__AIM OF THE EXERCISE__
Reproduce, word for word, every line from the first one down to the line containing "fig = go.Figure()", and nothing else.

__DATA EXCERPT__
==*==

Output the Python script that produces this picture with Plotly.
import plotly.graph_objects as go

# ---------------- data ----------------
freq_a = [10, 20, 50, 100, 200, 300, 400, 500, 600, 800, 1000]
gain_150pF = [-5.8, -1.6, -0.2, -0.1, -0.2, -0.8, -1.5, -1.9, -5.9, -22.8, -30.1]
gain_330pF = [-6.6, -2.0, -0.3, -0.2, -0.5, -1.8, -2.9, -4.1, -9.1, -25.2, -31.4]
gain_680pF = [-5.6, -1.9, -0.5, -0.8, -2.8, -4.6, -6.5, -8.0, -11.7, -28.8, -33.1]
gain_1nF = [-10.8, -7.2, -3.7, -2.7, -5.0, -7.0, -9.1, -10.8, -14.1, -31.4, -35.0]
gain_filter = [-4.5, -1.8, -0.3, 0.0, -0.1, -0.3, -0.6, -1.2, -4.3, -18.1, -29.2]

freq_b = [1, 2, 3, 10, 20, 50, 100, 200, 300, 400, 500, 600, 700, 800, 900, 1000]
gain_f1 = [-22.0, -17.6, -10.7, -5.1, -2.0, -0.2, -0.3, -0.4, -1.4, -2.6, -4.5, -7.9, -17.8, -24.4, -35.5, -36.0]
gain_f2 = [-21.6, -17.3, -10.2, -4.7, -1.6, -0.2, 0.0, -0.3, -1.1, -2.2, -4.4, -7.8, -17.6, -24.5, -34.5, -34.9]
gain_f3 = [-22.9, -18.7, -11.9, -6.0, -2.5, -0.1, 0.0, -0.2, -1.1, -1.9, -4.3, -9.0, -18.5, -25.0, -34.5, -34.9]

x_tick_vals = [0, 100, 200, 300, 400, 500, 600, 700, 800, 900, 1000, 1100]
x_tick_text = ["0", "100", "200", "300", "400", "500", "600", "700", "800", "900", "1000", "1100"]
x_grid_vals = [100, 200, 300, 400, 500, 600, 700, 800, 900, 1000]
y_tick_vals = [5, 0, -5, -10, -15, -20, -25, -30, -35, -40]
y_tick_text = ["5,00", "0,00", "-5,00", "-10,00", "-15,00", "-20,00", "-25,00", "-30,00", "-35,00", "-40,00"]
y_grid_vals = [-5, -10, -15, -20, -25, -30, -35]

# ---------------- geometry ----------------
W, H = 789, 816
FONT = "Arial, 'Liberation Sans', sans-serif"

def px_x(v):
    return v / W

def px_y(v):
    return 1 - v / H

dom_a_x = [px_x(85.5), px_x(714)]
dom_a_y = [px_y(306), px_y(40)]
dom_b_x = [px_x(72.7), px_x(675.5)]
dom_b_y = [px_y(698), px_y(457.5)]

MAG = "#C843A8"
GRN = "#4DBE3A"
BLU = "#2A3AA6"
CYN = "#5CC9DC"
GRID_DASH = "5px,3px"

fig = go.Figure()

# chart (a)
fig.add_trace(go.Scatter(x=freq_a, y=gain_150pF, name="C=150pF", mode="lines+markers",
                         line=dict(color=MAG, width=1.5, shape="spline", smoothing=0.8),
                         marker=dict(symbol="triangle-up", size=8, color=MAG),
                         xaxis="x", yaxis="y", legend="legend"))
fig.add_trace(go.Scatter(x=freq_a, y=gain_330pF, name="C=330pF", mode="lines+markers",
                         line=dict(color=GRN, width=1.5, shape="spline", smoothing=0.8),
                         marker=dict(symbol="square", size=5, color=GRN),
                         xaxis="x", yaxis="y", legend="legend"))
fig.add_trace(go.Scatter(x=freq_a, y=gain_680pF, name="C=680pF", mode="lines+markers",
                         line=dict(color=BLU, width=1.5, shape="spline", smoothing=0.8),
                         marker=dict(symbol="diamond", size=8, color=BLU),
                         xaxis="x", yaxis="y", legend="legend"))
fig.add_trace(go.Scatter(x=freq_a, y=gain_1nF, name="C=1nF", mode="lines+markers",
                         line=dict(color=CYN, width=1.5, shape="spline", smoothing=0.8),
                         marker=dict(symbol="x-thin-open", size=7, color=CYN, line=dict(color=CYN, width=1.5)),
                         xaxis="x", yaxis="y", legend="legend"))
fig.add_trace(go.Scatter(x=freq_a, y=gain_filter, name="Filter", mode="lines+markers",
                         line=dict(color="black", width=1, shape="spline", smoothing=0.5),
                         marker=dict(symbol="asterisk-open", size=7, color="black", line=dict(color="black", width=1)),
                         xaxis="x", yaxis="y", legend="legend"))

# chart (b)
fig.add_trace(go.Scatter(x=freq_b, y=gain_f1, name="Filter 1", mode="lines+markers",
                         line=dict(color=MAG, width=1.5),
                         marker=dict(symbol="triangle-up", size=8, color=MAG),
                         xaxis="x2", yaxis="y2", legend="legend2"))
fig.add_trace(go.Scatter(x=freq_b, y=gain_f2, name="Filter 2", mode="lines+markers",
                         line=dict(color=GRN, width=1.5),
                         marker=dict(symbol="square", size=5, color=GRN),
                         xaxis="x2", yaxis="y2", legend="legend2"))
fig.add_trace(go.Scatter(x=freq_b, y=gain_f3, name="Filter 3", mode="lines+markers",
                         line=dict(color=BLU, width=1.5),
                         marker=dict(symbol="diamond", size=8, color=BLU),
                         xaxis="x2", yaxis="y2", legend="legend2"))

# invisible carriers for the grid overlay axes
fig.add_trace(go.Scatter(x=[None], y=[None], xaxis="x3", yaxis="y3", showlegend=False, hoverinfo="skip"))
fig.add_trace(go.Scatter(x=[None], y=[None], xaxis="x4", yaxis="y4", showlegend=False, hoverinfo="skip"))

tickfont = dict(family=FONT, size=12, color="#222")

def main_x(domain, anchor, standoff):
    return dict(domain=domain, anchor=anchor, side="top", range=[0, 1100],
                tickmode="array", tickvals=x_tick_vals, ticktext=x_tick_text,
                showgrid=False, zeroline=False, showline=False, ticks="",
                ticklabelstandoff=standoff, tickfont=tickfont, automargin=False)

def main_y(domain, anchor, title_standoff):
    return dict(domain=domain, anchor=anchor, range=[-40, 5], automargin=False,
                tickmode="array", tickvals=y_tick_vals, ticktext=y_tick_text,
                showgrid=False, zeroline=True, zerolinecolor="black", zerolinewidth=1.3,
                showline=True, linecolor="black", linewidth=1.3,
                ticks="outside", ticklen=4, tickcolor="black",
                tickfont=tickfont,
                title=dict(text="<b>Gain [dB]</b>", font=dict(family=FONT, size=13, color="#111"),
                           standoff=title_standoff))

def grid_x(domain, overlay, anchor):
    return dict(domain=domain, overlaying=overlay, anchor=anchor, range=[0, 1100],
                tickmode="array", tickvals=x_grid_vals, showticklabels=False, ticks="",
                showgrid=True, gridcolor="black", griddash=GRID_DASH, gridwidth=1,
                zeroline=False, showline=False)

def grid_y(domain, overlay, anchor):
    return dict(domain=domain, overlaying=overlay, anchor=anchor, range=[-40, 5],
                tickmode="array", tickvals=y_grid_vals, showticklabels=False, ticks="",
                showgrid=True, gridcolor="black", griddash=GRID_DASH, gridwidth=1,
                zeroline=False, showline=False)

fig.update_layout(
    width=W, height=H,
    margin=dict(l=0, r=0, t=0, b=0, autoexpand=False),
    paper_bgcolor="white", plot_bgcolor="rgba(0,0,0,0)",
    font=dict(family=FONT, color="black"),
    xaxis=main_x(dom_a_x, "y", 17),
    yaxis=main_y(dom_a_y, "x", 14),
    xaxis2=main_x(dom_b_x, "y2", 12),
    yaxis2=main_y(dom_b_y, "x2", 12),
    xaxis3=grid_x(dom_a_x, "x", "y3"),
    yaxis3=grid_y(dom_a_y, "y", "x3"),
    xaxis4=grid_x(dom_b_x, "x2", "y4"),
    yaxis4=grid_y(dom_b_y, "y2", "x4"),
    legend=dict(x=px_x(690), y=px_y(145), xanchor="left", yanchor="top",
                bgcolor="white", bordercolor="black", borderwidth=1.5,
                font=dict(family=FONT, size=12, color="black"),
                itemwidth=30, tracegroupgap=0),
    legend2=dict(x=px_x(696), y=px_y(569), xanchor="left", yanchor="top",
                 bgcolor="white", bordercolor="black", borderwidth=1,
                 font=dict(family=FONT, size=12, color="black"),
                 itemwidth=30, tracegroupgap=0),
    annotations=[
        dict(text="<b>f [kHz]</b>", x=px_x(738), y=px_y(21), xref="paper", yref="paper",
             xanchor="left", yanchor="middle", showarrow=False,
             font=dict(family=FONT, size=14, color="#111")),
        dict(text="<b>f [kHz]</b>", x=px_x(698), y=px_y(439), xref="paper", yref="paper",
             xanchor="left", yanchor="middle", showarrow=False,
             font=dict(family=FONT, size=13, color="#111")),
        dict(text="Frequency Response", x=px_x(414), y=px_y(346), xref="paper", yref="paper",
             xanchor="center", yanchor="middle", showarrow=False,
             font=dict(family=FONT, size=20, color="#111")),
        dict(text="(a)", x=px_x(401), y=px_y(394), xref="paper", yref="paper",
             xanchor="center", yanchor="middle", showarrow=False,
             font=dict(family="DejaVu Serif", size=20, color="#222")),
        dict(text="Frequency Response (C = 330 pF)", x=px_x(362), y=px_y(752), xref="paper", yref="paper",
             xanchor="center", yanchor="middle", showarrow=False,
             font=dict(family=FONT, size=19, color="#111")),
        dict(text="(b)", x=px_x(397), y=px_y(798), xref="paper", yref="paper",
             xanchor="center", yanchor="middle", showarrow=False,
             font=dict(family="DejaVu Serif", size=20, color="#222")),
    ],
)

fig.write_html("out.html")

==*==

__RESULT OF THIS EXERCISE__
Output the Python script that produces this picture with Plotly.
import plotly.graph_objects as go

# ---------------- data ----------------
freq_a = [10, 20, 50, 100, 200, 300, 400, 500, 600, 800, 1000]
gain_150pF = [-5.8, -1.6, -0.2, -0.1, -0.2, -0.8, -1.5, -1.9, -5.9, -22.8, -30.1]
gain_330pF = [-6.6, -2.0, -0.3, -0.2, -0.5, -1.8, -2.9, -4.1, -9.1, -25.2, -31.4]
gain_680pF = [-5.6, -1.9, -0.5, -0.8, -2.8, -4.6, -6.5, -8.0, -11.7, -28.8, -33.1]
gain_1nF = [-10.8, -7.2, -3.7, -2.7, -5.0, -7.0, -9.1, -10.8, -14.1, -31.4, -35.0]
gain_filter = [-4.5, -1.8, -0.3, 0.0, -0.1, -0.3, -0.6, -1.2, -4.3, -18.1, -29.2]

freq_b = [1, 2, 3, 10, 20, 50, 100, 200, 300, 400, 500, 600, 700, 800, 900, 1000]
gain_f1 = [-22.0, -17.6, -10.7, -5.1, -2.0, -0.2, -0.3, -0.4, -1.4, -2.6, -4.5, -7.9, -17.8, -24.4, -35.5, -36.0]
gain_f2 = [-21.6, -17.3, -10.2, -4.7, -1.6, -0.2, 0.0, -0.3, -1.1, -2.2, -4.4, -7.8, -17.6, -24.5, -34.5, -34.9]
gain_f3 = [-22.9, -18.7, -11.9, -6.0, -2.5, -0.1, 0.0, -0.2, -1.1, -1.9, -4.3, -9.0, -18.5, -25.0, -34.5, -34.9]

x_tick_vals = [0, 100, 200, 300, 400, 500, 600, 700, 800, 900, 1000, 1100]
x_tick_text = ["0", "100", "200", "300", "400", "500", "600", "700", "800", "900", "1000", "1100"]
x_grid_vals = [100, 200, 300, 400, 500, 600, 700, 800, 900, 1000]
y_tick_vals = [5, 0, -5, -10, -15, -20, -25, -30, -35, -40]
y_tick_text = ["5,00", "0,00", "-5,00", "-10,00", "-15,00", "-20,00", "-25,00", "-30,00", "-35,00", "-40,00"]
y_grid_vals = [-5, -10, -15, -20, -25, -30, -35]

# ---------------- geometry ----------------
W, H = 789, 816
FONT = "Arial, 'Liberation Sans', sans-serif"

def px_x(v):
    return v / W

def px_y(v):
    return 1 - v / H

dom_a_x = [px_x(85.5), px_x(714)]
dom_a_y = [px_y(306), px_y(40)]
dom_b_x = [px_x(72.7), px_x(675.5)]
dom_b_y = [px_y(698), px_y(457.5)]

MAG = "#C843A8"
GRN = "#4DBE3A"
BLU = "#2A3AA6"
CYN = "#5CC9DC"
GRID_DASH = "5px,3px"

fig = go.Figure()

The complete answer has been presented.